GU: Yes, and so what he did was -- this was an odd thing that he did. He said, "Okay, the thing that really ticked me off was that these sons of bitches called me 4-C, ineligible alien. Now that they reversed that and there's a 442, well, that's all right." Go fight. Mike earlier had said, "No, no, Min don't do this. You and Gordon, you'd make very bad cases. We have a better case. Our case is Mitsuye Endo." And then Min would I think probably say, "Yeah, but that's gonna take years." Now, I'll say something controversial. When did the loyalty questionnaire come in? Probably early '44 sometime. So the "no-no" boys say "no-no" in '44. The war is over in '45. How come they didn't, like Min, say "no-no" and walk the streets of Portland or Yakima or Los Angeles in 1942? Tell you one of the reasons they didn't, I think, and I would've probably been among them. By the time 1944 comes along the course of the war in the Pacific has been settled -- you (knew), in June of '42, that Japan is going to lose. And the casualty reports come back from Italy, these suckers who are over there. And I say -- this is probably very unfair. It's now 1944. They want me in the army. I'm not goin'. And I say, as some of my 442 buddies who volunteered very early on, yeah, I'd say that in '44. This is why I really admire Min and Gordon and feel less respect for Korematsu. Because Korematsu's initial impetus was, "I'm gonna get my eyes changed and stay with my hakujin girlfriend." Now, that's probably what I would've done, too.

So, then, one of the dark sides we don't talk about, didn't talk about it in Washington. And this is understandable. We had a lot of Kibei and we had Tule Lake. Right here, I think probably Bob Sato, he volunteered and that wasn't very popular in camp. And they got, you (know) they just got the shit beat out of 'em, some of 'em. So I don't -- I think it's in some ways... because I'm -- this is like money, like twenty thousand dollars. What is twenty thousand dollars? Twenty thousand dollars is no bullshit. I go over to Italy as an eighteen year old kid and here I'm fighting alongside my eighteen year old buddy, and the next second his brains are (oozing out of) my hands, and this kid's got a bullet in his head, my best buddy. You know what that is? That's no bullshit. And so, had these guys not gone, it would have been hell. Let's say that everybody including Bob Sato and the Masaoka brothers and everybody... these two (local) guys who won Congressional Medals of Honor. Let's say they all said, "We're not goin'." Where would that have left us? So, I grew up in a farm. I went to Harvard. Hell, I had the whole world opened up to me. In part, why? Because these eighteen year old kids went over to Italy and got their brains blown out. Now, I owe those guys. Okay, so the 442 -- so the resisters say in 1944, not 1942, "I ain't goin'," well all right. That's pretty good. But not better than getting your f___in' brains blown out.
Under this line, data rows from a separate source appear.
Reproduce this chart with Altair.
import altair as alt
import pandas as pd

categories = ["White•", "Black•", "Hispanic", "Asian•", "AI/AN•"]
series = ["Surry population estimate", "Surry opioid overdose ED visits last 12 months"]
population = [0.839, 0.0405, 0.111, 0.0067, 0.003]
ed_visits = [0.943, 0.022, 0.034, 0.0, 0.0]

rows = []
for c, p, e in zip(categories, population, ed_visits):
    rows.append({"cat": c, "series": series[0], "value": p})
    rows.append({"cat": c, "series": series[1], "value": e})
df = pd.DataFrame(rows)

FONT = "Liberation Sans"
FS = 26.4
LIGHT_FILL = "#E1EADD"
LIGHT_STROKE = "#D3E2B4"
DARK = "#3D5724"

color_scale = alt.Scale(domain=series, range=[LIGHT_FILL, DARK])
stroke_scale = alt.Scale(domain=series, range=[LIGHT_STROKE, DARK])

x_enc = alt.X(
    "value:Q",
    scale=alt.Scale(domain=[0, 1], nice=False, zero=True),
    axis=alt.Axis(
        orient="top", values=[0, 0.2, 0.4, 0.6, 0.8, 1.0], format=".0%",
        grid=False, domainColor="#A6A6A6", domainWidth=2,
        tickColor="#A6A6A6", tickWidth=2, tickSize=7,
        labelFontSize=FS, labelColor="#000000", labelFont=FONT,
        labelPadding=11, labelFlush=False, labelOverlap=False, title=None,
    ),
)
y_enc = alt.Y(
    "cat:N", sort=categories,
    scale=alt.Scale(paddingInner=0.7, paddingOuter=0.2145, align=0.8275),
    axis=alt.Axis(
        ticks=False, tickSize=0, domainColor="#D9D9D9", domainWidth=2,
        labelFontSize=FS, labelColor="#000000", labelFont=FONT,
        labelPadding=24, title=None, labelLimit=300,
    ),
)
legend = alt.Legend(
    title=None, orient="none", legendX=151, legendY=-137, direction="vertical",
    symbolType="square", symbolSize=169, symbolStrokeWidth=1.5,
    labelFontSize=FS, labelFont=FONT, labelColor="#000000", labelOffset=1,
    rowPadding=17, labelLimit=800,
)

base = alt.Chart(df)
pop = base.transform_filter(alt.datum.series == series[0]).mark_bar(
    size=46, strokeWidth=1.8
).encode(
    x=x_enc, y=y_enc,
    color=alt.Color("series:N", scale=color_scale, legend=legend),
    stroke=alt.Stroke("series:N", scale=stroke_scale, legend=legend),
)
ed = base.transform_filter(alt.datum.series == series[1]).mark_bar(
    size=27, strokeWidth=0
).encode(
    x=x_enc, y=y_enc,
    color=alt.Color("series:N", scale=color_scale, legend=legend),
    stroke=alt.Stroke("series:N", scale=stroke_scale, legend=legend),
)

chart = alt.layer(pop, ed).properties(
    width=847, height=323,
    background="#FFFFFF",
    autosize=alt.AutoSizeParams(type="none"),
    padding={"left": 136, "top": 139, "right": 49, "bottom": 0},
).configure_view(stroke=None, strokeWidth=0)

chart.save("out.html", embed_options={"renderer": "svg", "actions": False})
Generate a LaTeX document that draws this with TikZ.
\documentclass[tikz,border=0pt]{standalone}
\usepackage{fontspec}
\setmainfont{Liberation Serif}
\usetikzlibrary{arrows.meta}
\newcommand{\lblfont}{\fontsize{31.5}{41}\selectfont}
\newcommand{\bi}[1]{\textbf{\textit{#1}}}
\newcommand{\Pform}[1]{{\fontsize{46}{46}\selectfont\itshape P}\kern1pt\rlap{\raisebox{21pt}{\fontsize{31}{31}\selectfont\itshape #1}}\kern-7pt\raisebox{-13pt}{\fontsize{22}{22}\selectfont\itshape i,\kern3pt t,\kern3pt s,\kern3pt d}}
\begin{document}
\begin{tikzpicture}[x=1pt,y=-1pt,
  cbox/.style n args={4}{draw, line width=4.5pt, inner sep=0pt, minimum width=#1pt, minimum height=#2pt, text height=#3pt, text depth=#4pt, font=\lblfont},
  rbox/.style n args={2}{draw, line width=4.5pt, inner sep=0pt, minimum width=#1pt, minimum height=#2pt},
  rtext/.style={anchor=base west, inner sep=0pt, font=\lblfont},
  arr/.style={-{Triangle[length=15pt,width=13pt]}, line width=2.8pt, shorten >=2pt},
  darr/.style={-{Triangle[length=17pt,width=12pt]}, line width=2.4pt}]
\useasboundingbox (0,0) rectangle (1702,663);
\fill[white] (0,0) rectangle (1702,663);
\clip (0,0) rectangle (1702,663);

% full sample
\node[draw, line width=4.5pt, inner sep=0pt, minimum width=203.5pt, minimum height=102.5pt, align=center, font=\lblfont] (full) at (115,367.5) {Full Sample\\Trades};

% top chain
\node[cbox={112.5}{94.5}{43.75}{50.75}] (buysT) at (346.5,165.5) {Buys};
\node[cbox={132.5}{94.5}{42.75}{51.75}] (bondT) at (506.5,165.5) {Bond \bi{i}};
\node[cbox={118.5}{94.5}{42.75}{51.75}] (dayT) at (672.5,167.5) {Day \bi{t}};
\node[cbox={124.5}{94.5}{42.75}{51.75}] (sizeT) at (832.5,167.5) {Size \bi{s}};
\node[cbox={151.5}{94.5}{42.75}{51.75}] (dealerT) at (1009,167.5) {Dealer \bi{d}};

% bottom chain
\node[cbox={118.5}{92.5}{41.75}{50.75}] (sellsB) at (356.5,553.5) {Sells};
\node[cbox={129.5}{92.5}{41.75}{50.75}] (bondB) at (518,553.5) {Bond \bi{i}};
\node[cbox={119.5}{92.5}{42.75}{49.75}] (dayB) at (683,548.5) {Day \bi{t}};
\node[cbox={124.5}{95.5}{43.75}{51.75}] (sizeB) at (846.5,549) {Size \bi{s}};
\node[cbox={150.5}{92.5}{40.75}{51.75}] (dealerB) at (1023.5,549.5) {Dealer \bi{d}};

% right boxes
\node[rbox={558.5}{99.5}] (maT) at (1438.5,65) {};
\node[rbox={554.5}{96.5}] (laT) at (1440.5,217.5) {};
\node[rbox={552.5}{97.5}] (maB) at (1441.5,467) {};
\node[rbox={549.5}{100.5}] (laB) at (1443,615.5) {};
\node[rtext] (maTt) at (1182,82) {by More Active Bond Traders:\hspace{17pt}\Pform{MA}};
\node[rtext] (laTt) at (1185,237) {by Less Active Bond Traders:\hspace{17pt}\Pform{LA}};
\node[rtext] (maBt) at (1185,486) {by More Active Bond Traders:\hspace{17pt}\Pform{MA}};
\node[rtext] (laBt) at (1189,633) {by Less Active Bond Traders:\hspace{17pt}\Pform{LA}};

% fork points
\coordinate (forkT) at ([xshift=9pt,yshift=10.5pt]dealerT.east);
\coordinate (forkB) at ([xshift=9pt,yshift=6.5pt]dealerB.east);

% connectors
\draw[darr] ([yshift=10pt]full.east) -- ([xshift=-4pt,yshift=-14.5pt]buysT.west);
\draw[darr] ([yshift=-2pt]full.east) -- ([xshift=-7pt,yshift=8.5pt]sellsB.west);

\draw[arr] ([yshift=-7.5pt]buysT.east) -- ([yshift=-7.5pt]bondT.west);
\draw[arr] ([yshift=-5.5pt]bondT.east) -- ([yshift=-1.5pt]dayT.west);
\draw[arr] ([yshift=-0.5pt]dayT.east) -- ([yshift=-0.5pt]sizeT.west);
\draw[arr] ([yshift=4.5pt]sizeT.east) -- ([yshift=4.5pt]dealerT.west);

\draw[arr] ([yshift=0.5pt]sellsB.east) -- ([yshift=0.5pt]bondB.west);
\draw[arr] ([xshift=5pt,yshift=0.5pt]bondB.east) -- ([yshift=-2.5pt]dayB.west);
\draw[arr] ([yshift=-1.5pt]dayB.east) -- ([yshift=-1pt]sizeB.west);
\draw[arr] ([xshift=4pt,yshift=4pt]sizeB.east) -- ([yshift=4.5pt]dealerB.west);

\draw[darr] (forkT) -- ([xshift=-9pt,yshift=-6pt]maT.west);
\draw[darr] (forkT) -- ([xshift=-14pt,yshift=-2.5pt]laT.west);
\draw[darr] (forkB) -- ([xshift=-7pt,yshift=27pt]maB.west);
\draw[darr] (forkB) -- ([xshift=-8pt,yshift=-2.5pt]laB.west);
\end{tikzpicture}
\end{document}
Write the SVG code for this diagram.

So, civil disobedience. How could Min do it? Because he (fully) understood how (the American system was supposed to work). Most people who came from peasant Japan, from the lower ends of the feudal order which still existed, and to this day exists in Japan, had no idea of what their "rights" were. In Japan, there's no sense at that point and even probably to this day of what a (Western) individual is. It's a group. So, in America we say with some bullshit, in part, "This is the important thing, the individual and his rights. The individual and his rights are accompanied by some obligations." In Japan they don't understand this -- (one finger). They understand this, the hand. And they understand obligations which, even to this day, you must feel toward your parents, that the average white person has no conception of. And so, it's the group, and it's obligations and not rights, and you look back into 1942 and you say well, how come we didn't have more Gandhis and Martin Luther Kings and Muhammad Alis? That's just the most vulgar reading of history you could possibly imagine. You're the descendants of Japanese peasants of the nineteenth century whose lives were filled full of drudgery and obligation. And to look back on that period with the sense of white upper middle class entitlement, dishonors my grandma.

So, it's a revisionist understanding of history and we can't today say on the basis of what happened to us in 1942, all Americans should, you know, resist, and they should resist in the same -- if this happened to them they should resist in the same way that Martin Luther King did resist and wrote his letter from the Birmingham Jail. But you can't expect that to have happened, mostly, in the camps of 1942. It did happen in the camps of 1944, (but) a little bit different from what Gordon and Min did in 1942. So, yeah, I admire 'em, I admire the resisters, but I don't admire 'em as much as the poor kid who got his brains blown out so that Grant could go to Harvard.